What is asked: Please transcribe the records precisely; pictures stay out of your copy.

Provided records:
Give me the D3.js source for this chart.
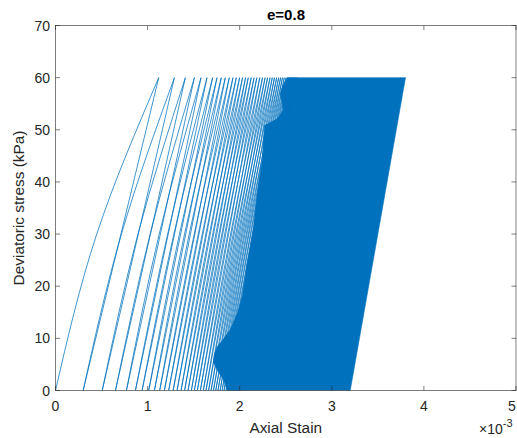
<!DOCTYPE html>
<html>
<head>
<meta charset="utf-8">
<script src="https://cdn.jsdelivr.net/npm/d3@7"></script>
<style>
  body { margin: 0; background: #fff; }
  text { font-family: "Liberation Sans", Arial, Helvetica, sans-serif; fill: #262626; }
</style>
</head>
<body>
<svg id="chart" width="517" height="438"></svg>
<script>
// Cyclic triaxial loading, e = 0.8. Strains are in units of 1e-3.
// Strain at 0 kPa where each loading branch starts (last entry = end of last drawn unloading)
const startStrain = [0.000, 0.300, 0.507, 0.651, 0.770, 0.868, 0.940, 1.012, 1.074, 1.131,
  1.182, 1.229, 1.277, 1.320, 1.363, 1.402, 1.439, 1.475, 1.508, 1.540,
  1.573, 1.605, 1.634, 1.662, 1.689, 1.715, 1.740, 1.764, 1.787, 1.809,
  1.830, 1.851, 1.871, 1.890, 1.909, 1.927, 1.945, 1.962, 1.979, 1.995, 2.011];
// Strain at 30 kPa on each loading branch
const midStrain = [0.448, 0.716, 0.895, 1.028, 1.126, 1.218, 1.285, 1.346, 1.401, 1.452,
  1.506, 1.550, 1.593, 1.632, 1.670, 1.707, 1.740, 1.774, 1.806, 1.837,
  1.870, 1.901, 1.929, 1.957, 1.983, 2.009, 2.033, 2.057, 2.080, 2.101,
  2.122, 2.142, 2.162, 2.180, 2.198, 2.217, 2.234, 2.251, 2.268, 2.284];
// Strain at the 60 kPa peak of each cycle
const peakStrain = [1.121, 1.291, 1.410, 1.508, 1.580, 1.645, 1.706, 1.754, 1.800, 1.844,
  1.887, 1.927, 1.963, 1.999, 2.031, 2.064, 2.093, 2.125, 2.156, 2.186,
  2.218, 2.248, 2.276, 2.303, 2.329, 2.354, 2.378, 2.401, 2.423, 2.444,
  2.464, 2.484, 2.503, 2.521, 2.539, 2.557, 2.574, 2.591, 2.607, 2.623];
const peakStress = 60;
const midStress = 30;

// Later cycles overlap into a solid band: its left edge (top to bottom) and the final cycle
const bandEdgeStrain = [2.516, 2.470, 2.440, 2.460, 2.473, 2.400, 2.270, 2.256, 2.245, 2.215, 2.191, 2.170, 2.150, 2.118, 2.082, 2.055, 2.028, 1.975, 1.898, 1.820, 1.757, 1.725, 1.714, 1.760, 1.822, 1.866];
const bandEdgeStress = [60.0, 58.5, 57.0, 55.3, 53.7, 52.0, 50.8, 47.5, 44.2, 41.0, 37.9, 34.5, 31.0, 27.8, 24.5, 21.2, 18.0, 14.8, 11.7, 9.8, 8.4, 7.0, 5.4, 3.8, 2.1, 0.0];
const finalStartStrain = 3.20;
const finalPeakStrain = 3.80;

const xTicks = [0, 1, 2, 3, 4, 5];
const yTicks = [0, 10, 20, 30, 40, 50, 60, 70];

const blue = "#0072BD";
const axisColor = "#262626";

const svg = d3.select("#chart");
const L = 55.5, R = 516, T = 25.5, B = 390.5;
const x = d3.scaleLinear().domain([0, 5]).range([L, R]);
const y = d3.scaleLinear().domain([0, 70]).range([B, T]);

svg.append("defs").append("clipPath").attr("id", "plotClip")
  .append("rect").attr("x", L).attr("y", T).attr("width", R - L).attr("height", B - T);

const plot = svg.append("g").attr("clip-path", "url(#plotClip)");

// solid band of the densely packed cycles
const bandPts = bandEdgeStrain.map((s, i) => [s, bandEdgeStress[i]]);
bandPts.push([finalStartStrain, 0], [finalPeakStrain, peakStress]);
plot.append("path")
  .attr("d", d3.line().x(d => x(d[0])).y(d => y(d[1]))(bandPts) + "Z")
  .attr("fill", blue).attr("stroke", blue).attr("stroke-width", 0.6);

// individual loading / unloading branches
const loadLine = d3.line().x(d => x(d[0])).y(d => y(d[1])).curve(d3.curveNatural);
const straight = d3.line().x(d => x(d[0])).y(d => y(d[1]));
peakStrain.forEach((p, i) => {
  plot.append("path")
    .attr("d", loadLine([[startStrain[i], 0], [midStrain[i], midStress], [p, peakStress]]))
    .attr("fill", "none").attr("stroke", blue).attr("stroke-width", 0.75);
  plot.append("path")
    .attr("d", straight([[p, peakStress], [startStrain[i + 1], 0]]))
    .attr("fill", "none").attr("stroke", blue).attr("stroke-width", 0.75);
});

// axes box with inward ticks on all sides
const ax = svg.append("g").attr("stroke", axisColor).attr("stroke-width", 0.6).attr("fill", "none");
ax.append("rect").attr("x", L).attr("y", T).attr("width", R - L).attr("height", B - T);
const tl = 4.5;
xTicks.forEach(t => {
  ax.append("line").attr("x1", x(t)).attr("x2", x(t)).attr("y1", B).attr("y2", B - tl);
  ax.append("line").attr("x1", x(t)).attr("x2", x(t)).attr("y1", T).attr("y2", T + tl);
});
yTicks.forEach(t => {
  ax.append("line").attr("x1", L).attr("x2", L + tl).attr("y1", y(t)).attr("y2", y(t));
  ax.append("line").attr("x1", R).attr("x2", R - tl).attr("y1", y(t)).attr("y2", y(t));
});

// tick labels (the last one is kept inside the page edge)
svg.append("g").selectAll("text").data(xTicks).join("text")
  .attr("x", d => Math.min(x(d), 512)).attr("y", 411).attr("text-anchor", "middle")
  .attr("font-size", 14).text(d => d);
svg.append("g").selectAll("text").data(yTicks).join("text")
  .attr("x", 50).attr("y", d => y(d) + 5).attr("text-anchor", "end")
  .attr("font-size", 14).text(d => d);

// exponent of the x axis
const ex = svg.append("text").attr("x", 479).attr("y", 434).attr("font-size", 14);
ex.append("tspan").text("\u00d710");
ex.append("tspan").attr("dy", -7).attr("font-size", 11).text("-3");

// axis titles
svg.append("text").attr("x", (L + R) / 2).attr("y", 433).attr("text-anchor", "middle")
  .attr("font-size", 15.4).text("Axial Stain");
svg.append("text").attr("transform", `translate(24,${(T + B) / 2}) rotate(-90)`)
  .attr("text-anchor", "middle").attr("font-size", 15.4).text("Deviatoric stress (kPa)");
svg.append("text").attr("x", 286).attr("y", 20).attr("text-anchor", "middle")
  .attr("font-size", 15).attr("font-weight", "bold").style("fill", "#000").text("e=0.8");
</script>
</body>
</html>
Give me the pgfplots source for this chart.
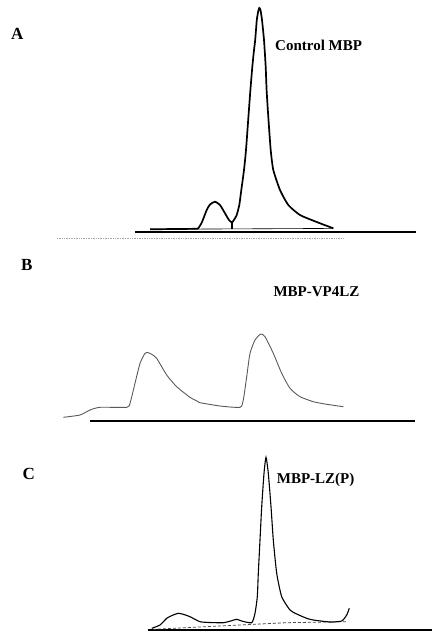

Result of this task:
Give me the D3.js source for this chart.
<!DOCTYPE html>
<html>
<head>
<meta charset="utf-8">
<script src="https://cdn.jsdelivr.net/npm/d3@7"></script>
<style>
  body { margin: 0; background: #fff; }
  text { font-family: "Liberation Sans", Arial, Helvetica, sans-serif; fill: #262626; }
</style>
</head>
<body>
<svg id="chart" width="517" height="438"></svg>
<script>
// Cyclic triaxial loading, e = 0.8. Strains are in units of 1e-3.
// Strain at 0 kPa where each loading branch starts (last entry = end of last drawn unloading)
const startStrain = [0.000, 0.300, 0.507, 0.651, 0.770, 0.868, 0.940, 1.012, 1.074, 1.131,
  1.182, 1.229, 1.277, 1.320, 1.363, 1.402, 1.439, 1.475, 1.508, 1.540,
  1.573, 1.605, 1.634, 1.662, 1.689, 1.715, 1.740, 1.764, 1.787, 1.809,
  1.830, 1.851, 1.871, 1.890, 1.909, 1.927, 1.945, 1.962, 1.979, 1.995, 2.011];
// Strain at 30 kPa on each loading branch
const midStrain = [0.448, 0.716, 0.895, 1.028, 1.126, 1.218, 1.285, 1.346, 1.401, 1.452,
  1.506, 1.550, 1.593, 1.632, 1.670, 1.707, 1.740, 1.774, 1.806, 1.837,
  1.870, 1.901, 1.929, 1.957, 1.983, 2.009, 2.033, 2.057, 2.080, 2.101,
  2.122, 2.142, 2.162, 2.180, 2.198, 2.217, 2.234, 2.251, 2.268, 2.284];
// Strain at the 60 kPa peak of each cycle
const peakStrain = [1.121, 1.291, 1.410, 1.508, 1.580, 1.645, 1.706, 1.754, 1.800, 1.844,
  1.887, 1.927, 1.963, 1.999, 2.031, 2.064, 2.093, 2.125, 2.156, 2.186,
  2.218, 2.248, 2.276, 2.303, 2.329, 2.354, 2.378, 2.401, 2.423, 2.444,
  2.464, 2.484, 2.503, 2.521, 2.539, 2.557, 2.574, 2.591, 2.607, 2.623];
const peakStress = 60;
const midStress = 30;

// Later cycles overlap into a solid band: its left edge (top to bottom) and the final cycle
const bandEdgeStrain = [2.516, 2.470, 2.440, 2.460, 2.473, 2.400, 2.270, 2.256, 2.245, 2.215, 2.191, 2.170, 2.150, 2.118, 2.082, 2.055, 2.028, 1.975, 1.898, 1.820, 1.757, 1.725, 1.714, 1.760, 1.822, 1.866];
const bandEdgeStress = [60.0, 58.5, 57.0, 55.3, 53.7, 52.0, 50.8, 47.5, 44.2, 41.0, 37.9, 34.5, 31.0, 27.8, 24.5, 21.2, 18.0, 14.8, 11.7, 9.8, 8.4, 7.0, 5.4, 3.8, 2.1, 0.0];
const finalStartStrain = 3.20;
const finalPeakStrain = 3.80;

const xTicks = [0, 1, 2, 3, 4, 5];
const yTicks = [0, 10, 20, 30, 40, 50, 60, 70];

const blue = "#0072BD";
const axisColor = "#262626";

const svg = d3.select("#chart");
const L = 55.5, R = 516, T = 25.5, B = 390.5;
const x = d3.scaleLinear().domain([0, 5]).range([L, R]);
const y = d3.scaleLinear().domain([0, 70]).range([B, T]);

svg.append("defs").append("clipPath").attr("id", "plotClip")
  .append("rect").attr("x", L).attr("y", T).attr("width", R - L).attr("height", B - T);

const plot = svg.append("g").attr("clip-path", "url(#plotClip)");

// solid band of the densely packed cycles
const bandPts = bandEdgeStrain.map((s, i) => [s, bandEdgeStress[i]]);
bandPts.push([finalStartStrain, 0], [finalPeakStrain, peakStress]);
plot.append("path")
  .attr("d", d3.line().x(d => x(d[0])).y(d => y(d[1]))(bandPts) + "Z")
  .attr("fill", blue).attr("stroke", blue).attr("stroke-width", 0.6);

// individual loading / unloading branches
const loadLine = d3.line().x(d => x(d[0])).y(d => y(d[1])).curve(d3.curveNatural);
const straight = d3.line().x(d => x(d[0])).y(d => y(d[1]));
peakStrain.forEach((p, i) => {
  plot.append("path")
    .attr("d", loadLine([[startStrain[i], 0], [midStrain[i], midStress], [p, peakStress]]))
    .attr("fill", "none").attr("stroke", blue).attr("stroke-width", 0.75);
  plot.append("path")
    .attr("d", straight([[p, peakStress], [startStrain[i + 1], 0]]))
    .attr("fill", "none").attr("stroke", blue).attr("stroke-width", 0.75);
});

// axes box with inward ticks on all sides
const ax = svg.append("g").attr("stroke", axisColor).attr("stroke-width", 0.6).attr("fill", "none");
ax.append("rect").attr("x", L).attr("y", T).attr("width", R - L).attr("height", B - T);
const tl = 4.5;
xTicks.forEach(t => {
  ax.append("line").attr("x1", x(t)).attr("x2", x(t)).attr("y1", B).attr("y2", B - tl);
  ax.append("line").attr("x1", x(t)).attr("x2", x(t)).attr("y1", T).attr("y2", T + tl);
});
yTicks.forEach(t => {
  ax.append("line").attr("x1", L).attr("x2", L + tl).attr("y1", y(t)).attr("y2", y(t));
  ax.append("line").attr("x1", R).attr("x2", R - tl).attr("y1", y(t)).attr("y2", y(t));
});

// tick labels (the last one is kept inside the page edge)
svg.append("g").selectAll("text").data(xTicks).join("text")
  .attr("x", d => Math.min(x(d), 512)).attr("y", 411).attr("text-anchor", "middle")
  .attr("font-size", 14).text(d => d);
svg.append("g").selectAll("text").data(yTicks).join("text")
  .attr("x", 50).attr("y", d => y(d) + 5).attr("text-anchor", "end")
  .attr("font-size", 14).text(d => d);

// exponent of the x axis
const ex = svg.append("text").attr("x", 479).attr("y", 434).attr("font-size", 14);
ex.append("tspan").text("\u00d710");
ex.append("tspan").attr("dy", -7).attr("font-size", 11).text("-3");

// axis titles
svg.append("text").attr("x", (L + R) / 2).attr("y", 433).attr("text-anchor", "middle")
  .attr("font-size", 15.4).text("Axial Stain");
svg.append("text").attr("transform", `translate(24,${(T + B) / 2}) rotate(-90)`)
  .attr("text-anchor", "middle").attr("font-size", 15.4).text("Deviatoric stress (kPa)");
svg.append("text").attr("x", 286).attr("y", 20).attr("text-anchor", "middle")
  .attr("font-size", 15).attr("font-weight", "bold").style("fill", "#000").text("e=0.8");
</script>
</body>
</html>
Give me the pgfplots source for this chart.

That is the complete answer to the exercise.